Introduction to Programming Languages/Types of Storage



The memory in a computer is organized in a hierarchical way. The lowest level memory unit is a register, followed by the cache memory, then the RAM, hard driver, and so on. This organization of the computer's memory is specially useful because most programs need more memory than they are supposed to use.

Program variables are the link between abstractions represented by a program and the computer physical memory units. For instance, in C, you can use the keyword `register` to give the compiler a hint that a variable will be frequently used.

There are also other ways to specify where a variable should be stored. In dynamic typed languages (such as PHP, Javascript, or Python), the programmer cannot tell where a variable should be stored; the interpreter makes that decision. In statically typed languages (such as C and C++), on the other hand, the programmer can tell, based on the type of a variable, where the compiler should store each variable.

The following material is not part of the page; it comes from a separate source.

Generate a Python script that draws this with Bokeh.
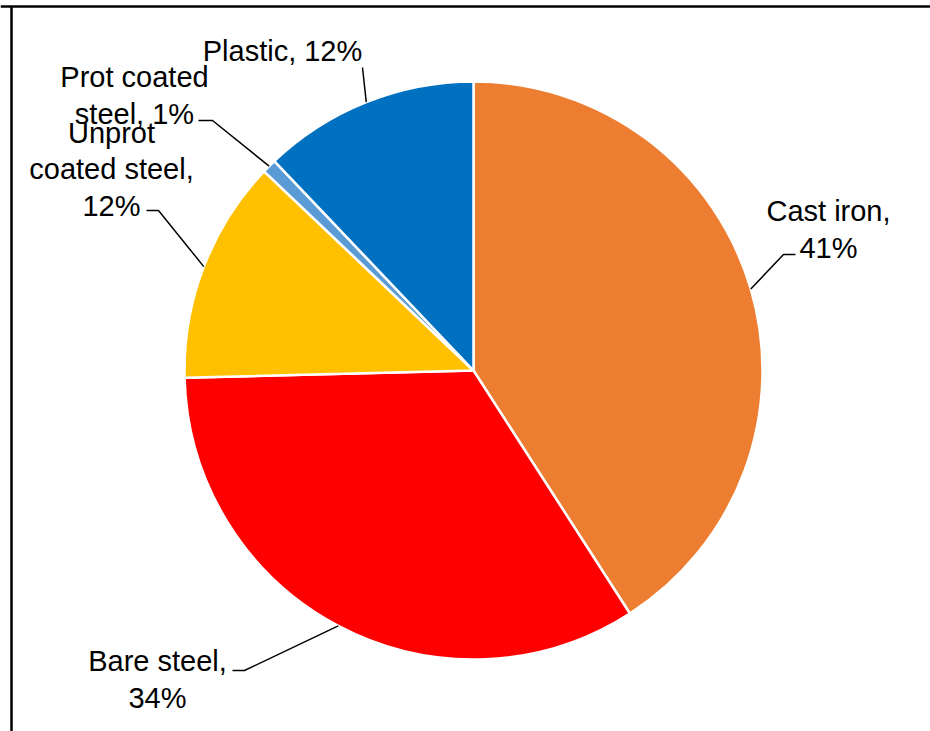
import numpy as np
from bokeh.plotting import figure
from bokeh.models import Range1d, Span
from bokeh.core.properties import value
from bokeh.embed import file_html
from bokeh.resources import INLINE

# ---- data ----
categories = ["Cast iron", "Bare steel", "Unprot coated steel", "Prot coated steel", "Plastic"]
shares = [40.9, 33.7, 12.5, 0.8, 12.1]
label_texts = ["Cast iron,\n41%", "Bare steel,\n34%", "Unprot\ncoated steel,\n12%",
               "Prot coated\nsteel, 1%", "Plastic, 12%"]
colors = ["#ED7D31", "#FF0000", "#FFC000", "#5B9BD5", "#0070C0"]

# ---- layout (screen pixels, y measured from top) ----
W, H = 930, 731
CX, CY, R = 473, 370, 289
label_pos = [(828, 229), (157, 679), (111, 169), (134, 95), (282, 50)]
elbows = [[(795, 254), (783, 254)],
          [(232, 670), (244, 670)],
          [(146, 210), (158, 210)],
          [(198, 120), (212, 120)],
          [(362, 67)]]

def Y(y):
    return H - y

p = figure(width=W, height=H, output_backend="svg", toolbar_location=None,
           x_range=Range1d(0, W), y_range=Range1d(0, H), min_border=0)
p.axis.visible = False
p.grid.visible = False
p.outline_line_color = None
p.background_fill_color = "white"

frac = np.array(shares) / sum(shares)
cum = np.concatenate([[0], np.cumsum(frac)])
# clockwise from 12 o'clock, in math angles
start = np.pi / 2 - 2 * np.pi * cum[:-1]
end = np.pi / 2 - 2 * np.pi * cum[1:]

p.wedge(x=[CX] * len(shares), y=[Y(CY)] * len(shares), radius=R,
        start_angle=start, end_angle=end, direction="clock",
        fill_color=colors, line_color="white", line_width=2.5)

# leader lines
mid = (start + end) / 2
for i in range(len(shares)):
    px = CX + R * np.cos(mid[i])
    py = Y(CY) + R * np.sin(mid[i])
    xs = [e[0] for e in elbows[i]] + [px]
    ys = [Y(e[1]) for e in elbows[i]] + [py]
    p.line(xs, ys, line_color="black", line_width=1.5)

p.text(x=[lp[0] for lp in label_pos], y=[Y(lp[1]) for lp in label_pos], text=label_texts,
       text_align="center", text_baseline="middle", text_font=value("Liberation Sans"),
       text_font_size="29px", text_color="black", text_line_height=1.14)

# frame lines
p.add_layout(Span(location=Y(6), dimension="width", line_color="black", line_width=2.5))
p.line([11, 11], [Y(6), 0], line_color="black", line_width=2.5)

open("out.html", "w").write(file_html(p, INLINE))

The compiler (or the Operating System, for that matter) can put variables in one of three places whithin the program's memory: static memory, stack, or heap. The following sections will cover with more details these three types of memory.

Types of Storage


We will use the program below to illustrate several concepts throughout this section. Let us take a look at it.

    int global_var = 7;
    const int global_const = 9;
    const int global_const2 = std::rand();

    void foo() {
      int auto_var = 9;
      int auto_const = 9;
      const int auto_const2 = std::rand();
      static int static_var_u;
      static int static_var = 7;
      static const int static_const = 9;
      static const int static_const2 = std::rand();
      int* ptr = new int(100);

Roughly, the program above declares several types of variables. It serves to illustrate the three kinds of storage we will be discussing in this section. But, first, let us recap what happens when the Operating System loads a program into memory.

When a program is loaded into memory, it is organized into different segments. We show these segments below.

The division of a program into segments when it's loaded to memory.

From the figure above we can point out a couple of things. First, the program's instructions (the code itself) goes into the text section. The data and bss sections correspond to the static memory. The heap and the stack are the other memory regions program variables can go into.